Redis, known for its performance and efficiency, uses a data structure called SDS (Simple Dynamic String) for handling strings in its key-value pairs rather than the traditional C string (char*). Understanding why this decision was made requires a look into both how Redis operates and the limitations of the C string.

What is `char*` (C String)?

In C, strings are represented as arrays of characters terminated by a null character (\0). While simple and efficient for static, unchanging strings, they come with limitations that impact performance in systems like Redis, which require high efficiency, particularly in handling dynamic strings.

What is SDS?

SDS stands for Simple Dynamic String, a custom string library used by Redis. Unlike char*, SDS strings include extra metadata that helps optimize memory usage, manage string length efficiently, and perform operations without frequent reallocation or copying.

Key Advantages of SDS over `char*`:

Efficient Memory Management

One of the most significant limitations of char* is that C strings do not inherently track their own length. This means that determining the length of a string requires traversing the entire array up to the null terminator, a time-consuming process for long strings.

SDS, on the other hand, stores the length of the string as metadata. This allows constant-time (O(1)) access to the string’s length, dramatically improving performance for operations that require string length information.

Automatic Memory Allocation and Resizing

In Redis, strings are often modified (appending, truncating, etc.). With char*, modifying a string could require reallocation, copying the existing data to a larger memory block, and updating pointers. This results in inefficiencies and potential bugs like buffer overflows if the programmer does not handle memory allocation properly.

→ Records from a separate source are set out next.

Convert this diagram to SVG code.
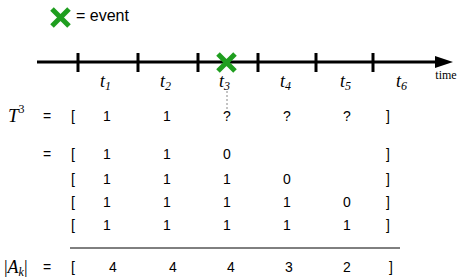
<svg xmlns="http://www.w3.org/2000/svg" width="463" height="280" viewBox="0 0 463 280">
<defs>
<style>
.n{font-family:"Liberation Sans",Arial,sans-serif;font-size:14px;fill:#000;text-anchor:middle}
.m{font-family:"Liberation Serif","Times New Roman",serif;font-style:italic;fill:#000}
.tk{stroke:#000;stroke-width:3}
.x{stroke:#1f9e1f;stroke-width:5}
</style>
</defs>
<g id="legend">
<path class="x" d="M52 9 L69 26 M69 9 L52 26"/>
<text x="76" y="21" font-family="Liberation Sans,Arial,sans-serif" font-size="16">= event</text>
</g>
<g id="connectors">
<line x1="37" y1="62" x2="437" y2="62" stroke="#000" stroke-width="3"/>
<polygon points="435,56 453,62 435,68" fill="#000"/>
<line x1="227" y1="91" x2="227" y2="110" stroke="#888" stroke-width="1" stroke-dasharray="2,2"/>
<line x1="70" y1="248" x2="400" y2="248" stroke="#000" stroke-width="1"/>
</g>
<g id="ticks">
<line class="tk" x1="78" y1="53" x2="78" y2="72"/>
<line class="tk" x1="138" y1="53" x2="138" y2="72"/>
<line class="tk" x1="198" y1="53" x2="198" y2="72"/>
<line class="tk" x1="258" y1="53" x2="258" y2="72"/>
<line class="tk" x1="316" y1="53" x2="316" y2="72"/>
<line class="tk" x1="373" y1="53" x2="373" y2="72"/>
</g>
<g id="event">
<path class="x" d="M218 54 L235 71 M235 54 L218 71"/>
</g>
<g id="tlabels" class="m" font-size="18">
<text x="100" y="87">t<tspan font-size="12" dy="3">1</tspan></text>
<text x="160" y="87">t<tspan font-size="12" dy="3">2</tspan></text>
<text x="219" y="87">t<tspan font-size="12" dy="3">3</tspan></text>
<text x="280" y="87">t<tspan font-size="12" dy="3">4</tspan></text>
<text x="340" y="87">t<tspan font-size="12" dy="3">5</tspan></text>
<text x="396" y="87">t<tspan font-size="12" dy="3">6</tspan></text>
<text x="446" y="79" font-style="normal" font-size="12" text-anchor="middle">time</text>
</g>
<g id="T3">
<text class="m" x="8" y="122" font-size="19">T<tspan font-size="12" dy="-9" font-style="normal">3</tspan></text>
</g>
<g id="rows" class="n">
<text x="47" y="121">=</text><text x="73" y="121">[</text><text x="107" y="121">1</text><text x="167" y="121">1</text><text x="227" y="121">?</text><text x="287" y="121">?</text><text x="347" y="121">?</text><text x="388" y="121">]</text>
<text x="47" y="159">=</text><text x="73" y="159">[</text><text x="107" y="159">1</text><text x="167" y="159">1</text><text x="227" y="159">0</text><text x="388" y="159">]</text>
<text x="73" y="184">[</text><text x="107" y="184">1</text><text x="167" y="184">1</text><text x="227" y="184">1</text><text x="287" y="184">0</text><text x="388" y="184">]</text>
<text x="73" y="207">[</text><text x="107" y="207">1</text><text x="167" y="207">1</text><text x="227" y="207">1</text><text x="287" y="207">1</text><text x="347" y="207">0</text><text x="388" y="207">]</text>
<text x="73" y="230">[</text><text x="107" y="230">1</text><text x="167" y="230">1</text><text x="227" y="230">1</text><text x="287" y="230">1</text><text x="347" y="230">1</text><text x="388" y="230">]</text>
<text x="47" y="272">=</text><text x="73" y="272">[</text><text x="113" y="272">4</text><text x="173" y="272">4</text><text x="231" y="272">4</text><text x="289" y="272">3</text><text x="347" y="272">2</text><text x="391" y="272">]</text>
</g>
<g id="Ak">
<text class="m" x="4" y="273" font-size="18"><tspan font-style="normal">|</tspan>A<tspan font-size="12" dy="3">k</tspan><tspan dy="-3" font-style="normal">|</tspan></text>
</g>
</svg>
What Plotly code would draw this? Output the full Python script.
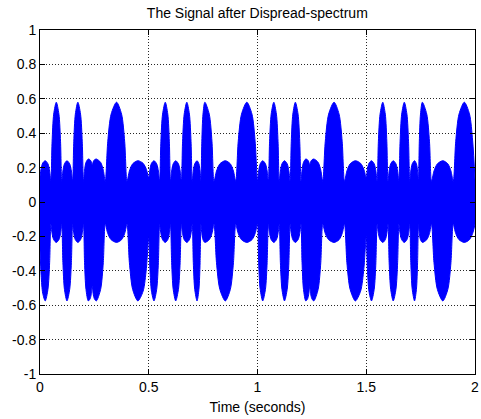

SDS strings automatically handle memory reallocation behind the scenes. They also allocate additional space (over-allocation) when a string grows, reducing the frequency of memory reallocation operations. This reduces the overhead associated with dynamically resizing strings and improves Redis’s overall efficiency.

Prevention of Buffer Overflows

Buffer overflow vulnerabilities are a common issue with char*, as there are no built-in protections to ensure that operations stay within allocated memory. With SDS, buffer overflows are less likely because the system manages memory allocations and resizes dynamically. The length-tracking mechanism in SDS also ensures that string manipulation stays within bounds, improving security.

Binary Safety

While char* strings are null-terminated, making them unsuitable for storing binary data (as the first null byte encountered would mark the end of the string), SDS does not rely on null termination. This makes it “binary safe,” meaning it can store arbitrary binary data, including null bytes, which is critical for Redis, where strings are often used to store non-textual data.

Efficiency in Append-Only Operations

Redis uses an append-only file (AOF) for persistence, meaning it frequently appends data to logs. SDS is designed to handle such append-heavy workloads efficiently. When appending data, SDS minimizes memory reallocation by using a pre-allocated buffer, improving performance for write-heavy operations.

Redis and the Need for High-Performance String Operations

Redis is known for its blazing-fast performance, often being used in real-time applications like caching, messaging, and session management. The key to Redis’s performance lies in its ability to handle millions of requests per second with low latency.

Using char* for strings in Redis would introduce unnecessary overhead in memory management, string length calculations, and buffer resizing, all of which would slow Redis down significantly. By contrast, SDS provides a more efficient, flexible, and safe mechanism for string manipulation, enabling Redis to maintain its high performance even under heavy loads.

Conclusion

Redis opts for the SDS (Simple Dynamic String) structure for handling strings because it offers substantial benefits over the traditional char*. SDS improves memory management, ensures binary safety, avoids buffer overflow risks, and handles dynamic resizing efficiently—all of which are critical for Redis’s performance, reliability, and scalability. The SDS structure is an example of how Redis is engineered for high throughput and low-latency operations, allowing it to serve as the backbone for real-time data storage and retrieval systems.